----- Material provided -----

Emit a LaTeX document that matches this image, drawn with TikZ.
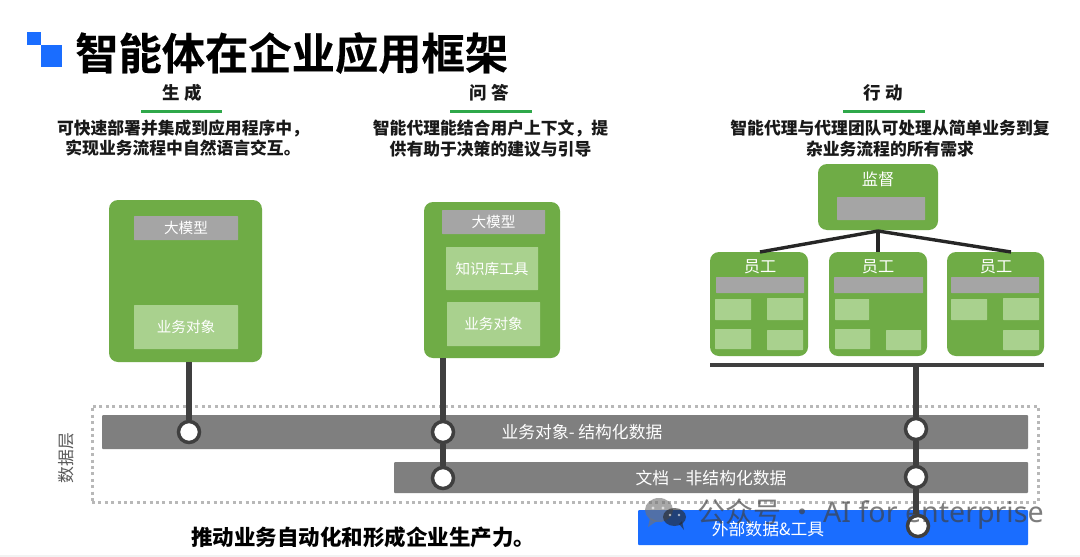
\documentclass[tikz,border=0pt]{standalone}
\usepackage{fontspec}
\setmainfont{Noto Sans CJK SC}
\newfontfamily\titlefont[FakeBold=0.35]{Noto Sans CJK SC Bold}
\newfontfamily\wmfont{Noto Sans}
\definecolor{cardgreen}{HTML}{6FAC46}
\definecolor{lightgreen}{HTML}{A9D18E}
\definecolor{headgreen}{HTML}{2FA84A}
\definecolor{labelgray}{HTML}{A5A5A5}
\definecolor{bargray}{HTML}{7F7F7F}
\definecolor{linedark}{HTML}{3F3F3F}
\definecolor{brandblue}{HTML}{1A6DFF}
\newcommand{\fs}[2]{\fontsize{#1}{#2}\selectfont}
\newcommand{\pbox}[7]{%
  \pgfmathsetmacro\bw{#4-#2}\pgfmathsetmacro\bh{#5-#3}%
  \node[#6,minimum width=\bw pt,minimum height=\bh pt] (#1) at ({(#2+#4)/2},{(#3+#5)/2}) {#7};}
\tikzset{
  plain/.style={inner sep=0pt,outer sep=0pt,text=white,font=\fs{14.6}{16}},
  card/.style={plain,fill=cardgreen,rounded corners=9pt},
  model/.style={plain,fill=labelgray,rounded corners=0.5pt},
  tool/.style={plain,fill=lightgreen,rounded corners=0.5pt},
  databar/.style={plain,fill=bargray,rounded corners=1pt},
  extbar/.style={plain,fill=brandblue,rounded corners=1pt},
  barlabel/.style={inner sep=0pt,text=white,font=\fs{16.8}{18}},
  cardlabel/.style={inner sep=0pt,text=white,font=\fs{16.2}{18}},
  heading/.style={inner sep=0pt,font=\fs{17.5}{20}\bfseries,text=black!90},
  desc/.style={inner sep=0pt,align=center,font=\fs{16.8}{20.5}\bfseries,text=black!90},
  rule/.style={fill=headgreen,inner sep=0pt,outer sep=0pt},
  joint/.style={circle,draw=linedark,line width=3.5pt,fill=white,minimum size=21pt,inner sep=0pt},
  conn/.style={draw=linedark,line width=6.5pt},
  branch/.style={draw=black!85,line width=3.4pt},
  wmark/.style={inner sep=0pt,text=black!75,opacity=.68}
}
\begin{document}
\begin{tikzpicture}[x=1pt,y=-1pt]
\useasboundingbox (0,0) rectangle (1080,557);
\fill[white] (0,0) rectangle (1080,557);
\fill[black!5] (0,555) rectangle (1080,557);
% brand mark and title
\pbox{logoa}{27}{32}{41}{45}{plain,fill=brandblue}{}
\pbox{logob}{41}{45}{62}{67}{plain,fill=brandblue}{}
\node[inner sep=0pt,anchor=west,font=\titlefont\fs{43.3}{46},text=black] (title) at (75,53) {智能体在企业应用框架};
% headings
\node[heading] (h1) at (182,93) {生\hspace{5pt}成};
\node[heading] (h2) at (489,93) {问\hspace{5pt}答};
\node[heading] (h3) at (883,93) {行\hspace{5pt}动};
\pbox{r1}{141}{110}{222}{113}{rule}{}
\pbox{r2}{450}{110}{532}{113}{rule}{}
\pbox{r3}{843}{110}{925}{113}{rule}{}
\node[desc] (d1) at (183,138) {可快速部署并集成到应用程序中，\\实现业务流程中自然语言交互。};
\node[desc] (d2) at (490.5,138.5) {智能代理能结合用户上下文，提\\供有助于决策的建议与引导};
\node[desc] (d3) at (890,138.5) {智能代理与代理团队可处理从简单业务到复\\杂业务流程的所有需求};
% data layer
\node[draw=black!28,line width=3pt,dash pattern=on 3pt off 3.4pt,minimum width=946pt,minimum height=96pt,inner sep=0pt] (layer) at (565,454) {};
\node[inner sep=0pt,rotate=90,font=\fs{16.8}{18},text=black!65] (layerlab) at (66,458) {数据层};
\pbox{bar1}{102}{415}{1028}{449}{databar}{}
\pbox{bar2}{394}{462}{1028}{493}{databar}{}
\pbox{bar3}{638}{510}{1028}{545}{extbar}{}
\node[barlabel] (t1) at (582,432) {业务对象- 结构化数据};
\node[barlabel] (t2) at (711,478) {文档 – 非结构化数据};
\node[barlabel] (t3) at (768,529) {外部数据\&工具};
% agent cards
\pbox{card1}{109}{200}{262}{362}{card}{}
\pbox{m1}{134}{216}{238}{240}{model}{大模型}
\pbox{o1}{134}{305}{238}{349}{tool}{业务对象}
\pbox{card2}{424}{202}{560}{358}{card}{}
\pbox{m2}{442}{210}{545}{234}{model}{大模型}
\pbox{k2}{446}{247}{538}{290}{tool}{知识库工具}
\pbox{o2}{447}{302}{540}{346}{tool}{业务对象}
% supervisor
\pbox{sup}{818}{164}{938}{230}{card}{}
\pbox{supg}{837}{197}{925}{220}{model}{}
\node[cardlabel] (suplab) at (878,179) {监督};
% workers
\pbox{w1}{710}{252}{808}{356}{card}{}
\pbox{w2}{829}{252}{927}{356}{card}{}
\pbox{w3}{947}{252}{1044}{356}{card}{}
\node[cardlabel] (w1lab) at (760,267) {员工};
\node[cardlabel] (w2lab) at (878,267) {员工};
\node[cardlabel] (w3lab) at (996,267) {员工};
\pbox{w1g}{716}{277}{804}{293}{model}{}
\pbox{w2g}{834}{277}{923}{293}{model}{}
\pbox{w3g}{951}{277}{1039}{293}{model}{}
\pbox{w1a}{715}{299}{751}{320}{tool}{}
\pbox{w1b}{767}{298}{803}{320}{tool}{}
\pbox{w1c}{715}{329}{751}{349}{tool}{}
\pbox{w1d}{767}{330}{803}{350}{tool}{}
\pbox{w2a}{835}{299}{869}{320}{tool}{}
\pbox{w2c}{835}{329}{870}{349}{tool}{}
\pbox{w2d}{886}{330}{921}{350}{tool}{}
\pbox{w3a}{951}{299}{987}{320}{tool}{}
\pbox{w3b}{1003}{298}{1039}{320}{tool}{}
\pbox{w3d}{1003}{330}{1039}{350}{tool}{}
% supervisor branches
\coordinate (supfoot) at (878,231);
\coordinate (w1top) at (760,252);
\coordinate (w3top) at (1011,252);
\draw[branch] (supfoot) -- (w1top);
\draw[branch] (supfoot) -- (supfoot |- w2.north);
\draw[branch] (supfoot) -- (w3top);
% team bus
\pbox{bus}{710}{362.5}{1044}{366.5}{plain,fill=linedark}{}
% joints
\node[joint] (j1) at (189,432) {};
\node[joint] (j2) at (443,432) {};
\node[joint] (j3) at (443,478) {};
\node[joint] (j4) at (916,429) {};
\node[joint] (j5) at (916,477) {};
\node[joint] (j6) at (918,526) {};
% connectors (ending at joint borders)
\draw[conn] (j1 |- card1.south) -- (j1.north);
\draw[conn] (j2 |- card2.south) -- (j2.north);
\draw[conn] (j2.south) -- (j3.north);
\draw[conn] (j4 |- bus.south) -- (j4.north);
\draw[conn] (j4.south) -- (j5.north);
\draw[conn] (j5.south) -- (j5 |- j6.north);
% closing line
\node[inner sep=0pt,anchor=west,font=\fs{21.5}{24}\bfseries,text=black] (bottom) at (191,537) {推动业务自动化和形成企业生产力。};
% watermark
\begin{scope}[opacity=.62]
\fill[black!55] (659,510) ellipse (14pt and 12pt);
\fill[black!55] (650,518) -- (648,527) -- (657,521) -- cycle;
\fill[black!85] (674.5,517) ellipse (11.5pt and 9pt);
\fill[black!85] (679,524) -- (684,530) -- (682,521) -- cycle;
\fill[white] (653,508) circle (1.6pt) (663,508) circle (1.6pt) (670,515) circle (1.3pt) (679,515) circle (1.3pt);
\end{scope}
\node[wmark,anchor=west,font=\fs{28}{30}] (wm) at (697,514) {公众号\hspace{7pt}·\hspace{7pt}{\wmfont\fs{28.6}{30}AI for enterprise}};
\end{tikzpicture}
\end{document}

-----
----- Material provided -----

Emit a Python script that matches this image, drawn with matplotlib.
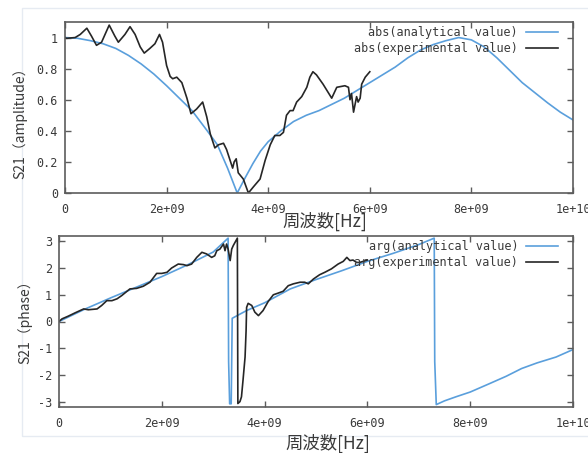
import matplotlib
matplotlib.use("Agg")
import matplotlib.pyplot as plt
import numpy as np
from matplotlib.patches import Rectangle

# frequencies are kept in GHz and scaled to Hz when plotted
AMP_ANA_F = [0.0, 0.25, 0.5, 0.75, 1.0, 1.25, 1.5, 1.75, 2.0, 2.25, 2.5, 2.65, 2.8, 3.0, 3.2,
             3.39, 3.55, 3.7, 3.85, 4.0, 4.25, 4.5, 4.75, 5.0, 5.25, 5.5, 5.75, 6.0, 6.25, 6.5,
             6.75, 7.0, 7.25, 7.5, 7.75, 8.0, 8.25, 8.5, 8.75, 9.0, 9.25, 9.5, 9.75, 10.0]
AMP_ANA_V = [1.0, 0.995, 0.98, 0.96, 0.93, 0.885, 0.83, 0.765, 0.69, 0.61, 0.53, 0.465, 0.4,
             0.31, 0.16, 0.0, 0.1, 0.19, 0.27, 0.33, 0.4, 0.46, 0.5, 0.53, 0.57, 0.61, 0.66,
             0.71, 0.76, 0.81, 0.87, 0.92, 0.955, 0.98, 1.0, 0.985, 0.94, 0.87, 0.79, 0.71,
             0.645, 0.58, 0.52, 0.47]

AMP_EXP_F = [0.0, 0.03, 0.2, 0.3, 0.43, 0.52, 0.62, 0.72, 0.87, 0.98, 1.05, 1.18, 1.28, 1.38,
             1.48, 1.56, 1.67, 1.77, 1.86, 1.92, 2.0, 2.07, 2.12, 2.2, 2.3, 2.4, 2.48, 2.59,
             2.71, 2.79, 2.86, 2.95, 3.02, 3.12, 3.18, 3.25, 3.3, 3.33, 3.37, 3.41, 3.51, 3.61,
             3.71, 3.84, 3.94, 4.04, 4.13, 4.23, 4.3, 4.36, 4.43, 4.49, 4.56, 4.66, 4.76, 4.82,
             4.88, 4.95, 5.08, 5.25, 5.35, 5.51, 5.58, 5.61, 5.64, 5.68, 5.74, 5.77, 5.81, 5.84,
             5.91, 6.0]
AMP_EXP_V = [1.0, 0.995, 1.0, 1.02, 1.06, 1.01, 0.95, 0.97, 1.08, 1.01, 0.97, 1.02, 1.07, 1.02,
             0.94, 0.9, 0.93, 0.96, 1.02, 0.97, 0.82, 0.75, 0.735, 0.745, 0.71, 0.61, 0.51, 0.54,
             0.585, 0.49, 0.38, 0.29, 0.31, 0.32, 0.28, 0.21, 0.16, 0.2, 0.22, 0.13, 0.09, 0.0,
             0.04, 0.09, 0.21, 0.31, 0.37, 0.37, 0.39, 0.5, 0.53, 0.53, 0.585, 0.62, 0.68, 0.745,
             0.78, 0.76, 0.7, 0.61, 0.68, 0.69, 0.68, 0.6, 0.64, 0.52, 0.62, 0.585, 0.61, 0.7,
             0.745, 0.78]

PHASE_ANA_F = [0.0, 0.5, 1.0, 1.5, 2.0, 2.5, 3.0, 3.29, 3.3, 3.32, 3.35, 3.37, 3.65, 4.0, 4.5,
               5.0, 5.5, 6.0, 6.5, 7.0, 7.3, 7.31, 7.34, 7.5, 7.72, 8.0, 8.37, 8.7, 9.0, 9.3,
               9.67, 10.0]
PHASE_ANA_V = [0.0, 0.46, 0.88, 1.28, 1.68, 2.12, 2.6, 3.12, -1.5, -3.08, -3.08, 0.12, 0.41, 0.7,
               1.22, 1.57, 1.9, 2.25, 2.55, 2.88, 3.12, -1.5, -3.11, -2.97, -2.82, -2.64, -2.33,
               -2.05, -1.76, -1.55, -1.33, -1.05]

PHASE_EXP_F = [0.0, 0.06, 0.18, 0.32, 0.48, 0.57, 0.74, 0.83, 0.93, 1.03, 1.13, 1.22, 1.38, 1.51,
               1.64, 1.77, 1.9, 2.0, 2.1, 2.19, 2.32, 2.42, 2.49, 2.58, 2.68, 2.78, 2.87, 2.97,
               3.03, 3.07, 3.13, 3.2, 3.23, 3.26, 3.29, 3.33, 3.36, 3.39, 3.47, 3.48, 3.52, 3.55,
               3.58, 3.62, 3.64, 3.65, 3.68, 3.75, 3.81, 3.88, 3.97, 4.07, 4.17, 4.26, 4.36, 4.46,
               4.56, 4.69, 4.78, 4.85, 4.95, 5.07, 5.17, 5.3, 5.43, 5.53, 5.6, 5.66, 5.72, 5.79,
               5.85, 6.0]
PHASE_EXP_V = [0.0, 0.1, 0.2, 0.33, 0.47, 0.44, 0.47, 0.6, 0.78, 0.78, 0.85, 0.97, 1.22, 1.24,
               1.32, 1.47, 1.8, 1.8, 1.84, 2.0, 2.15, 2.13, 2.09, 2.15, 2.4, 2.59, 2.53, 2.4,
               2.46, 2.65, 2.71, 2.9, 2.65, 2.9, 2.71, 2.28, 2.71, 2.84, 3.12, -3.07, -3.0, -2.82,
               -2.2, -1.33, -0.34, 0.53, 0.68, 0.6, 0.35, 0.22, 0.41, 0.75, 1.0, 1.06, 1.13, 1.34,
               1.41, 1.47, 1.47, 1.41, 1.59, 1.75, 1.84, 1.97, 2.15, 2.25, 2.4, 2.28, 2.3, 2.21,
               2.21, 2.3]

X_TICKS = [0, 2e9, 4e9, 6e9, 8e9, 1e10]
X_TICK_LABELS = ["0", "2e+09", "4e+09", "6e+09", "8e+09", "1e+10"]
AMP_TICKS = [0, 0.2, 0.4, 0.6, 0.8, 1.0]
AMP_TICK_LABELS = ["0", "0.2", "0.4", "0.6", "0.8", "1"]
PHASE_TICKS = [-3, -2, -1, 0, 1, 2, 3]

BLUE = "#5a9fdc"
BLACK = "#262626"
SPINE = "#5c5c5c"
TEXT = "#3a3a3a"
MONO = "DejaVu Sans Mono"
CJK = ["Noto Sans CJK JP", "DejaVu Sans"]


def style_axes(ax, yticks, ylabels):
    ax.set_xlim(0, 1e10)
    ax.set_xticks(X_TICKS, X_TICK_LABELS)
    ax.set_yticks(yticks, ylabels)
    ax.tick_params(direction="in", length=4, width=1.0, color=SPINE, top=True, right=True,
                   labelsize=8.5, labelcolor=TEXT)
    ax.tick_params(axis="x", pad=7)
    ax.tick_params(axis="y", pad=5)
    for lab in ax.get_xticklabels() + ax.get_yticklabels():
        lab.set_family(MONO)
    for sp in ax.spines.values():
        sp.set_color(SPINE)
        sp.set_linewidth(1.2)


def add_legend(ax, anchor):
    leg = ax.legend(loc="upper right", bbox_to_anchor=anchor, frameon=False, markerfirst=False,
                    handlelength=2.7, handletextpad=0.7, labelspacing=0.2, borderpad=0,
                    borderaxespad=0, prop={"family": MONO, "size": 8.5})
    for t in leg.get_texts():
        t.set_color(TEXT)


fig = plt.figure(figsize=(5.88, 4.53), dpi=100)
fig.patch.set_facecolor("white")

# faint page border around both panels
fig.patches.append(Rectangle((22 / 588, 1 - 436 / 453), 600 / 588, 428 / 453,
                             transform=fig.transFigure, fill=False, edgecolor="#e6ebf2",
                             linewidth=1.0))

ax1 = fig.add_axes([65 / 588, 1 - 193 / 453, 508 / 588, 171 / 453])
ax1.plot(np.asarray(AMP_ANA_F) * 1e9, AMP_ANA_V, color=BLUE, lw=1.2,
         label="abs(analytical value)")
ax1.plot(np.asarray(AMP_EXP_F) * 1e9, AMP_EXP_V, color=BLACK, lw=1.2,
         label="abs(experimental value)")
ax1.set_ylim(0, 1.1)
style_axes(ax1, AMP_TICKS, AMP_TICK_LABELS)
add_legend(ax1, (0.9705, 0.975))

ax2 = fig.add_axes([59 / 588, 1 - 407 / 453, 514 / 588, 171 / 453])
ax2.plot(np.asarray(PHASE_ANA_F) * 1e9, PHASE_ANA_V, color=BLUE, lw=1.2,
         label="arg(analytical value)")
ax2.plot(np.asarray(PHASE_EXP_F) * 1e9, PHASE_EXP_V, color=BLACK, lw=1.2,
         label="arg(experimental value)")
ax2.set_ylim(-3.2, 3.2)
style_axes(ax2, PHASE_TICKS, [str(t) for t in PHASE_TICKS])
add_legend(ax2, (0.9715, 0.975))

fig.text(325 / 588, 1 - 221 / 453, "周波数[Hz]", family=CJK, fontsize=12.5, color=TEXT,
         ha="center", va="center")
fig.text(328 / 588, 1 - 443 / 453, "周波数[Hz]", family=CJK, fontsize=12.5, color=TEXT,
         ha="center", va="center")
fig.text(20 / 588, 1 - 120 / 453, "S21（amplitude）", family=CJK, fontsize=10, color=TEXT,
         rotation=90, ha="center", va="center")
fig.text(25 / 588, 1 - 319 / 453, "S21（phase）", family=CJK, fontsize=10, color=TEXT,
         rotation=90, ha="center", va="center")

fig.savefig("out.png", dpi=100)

-----

--- Your instructions ---
Skip the pictures and repeat, word for word, the lines from the one containing "Emit a Python" to the one containing "from matplotlib.patches import Rectangle", keeping both of those lines.

--- Exercise response ---
Emit a Python script that matches this image, drawn with matplotlib.
import matplotlib
matplotlib.use("Agg")
import matplotlib.pyplot as plt
import numpy as np
from matplotlib.patches import Rectangle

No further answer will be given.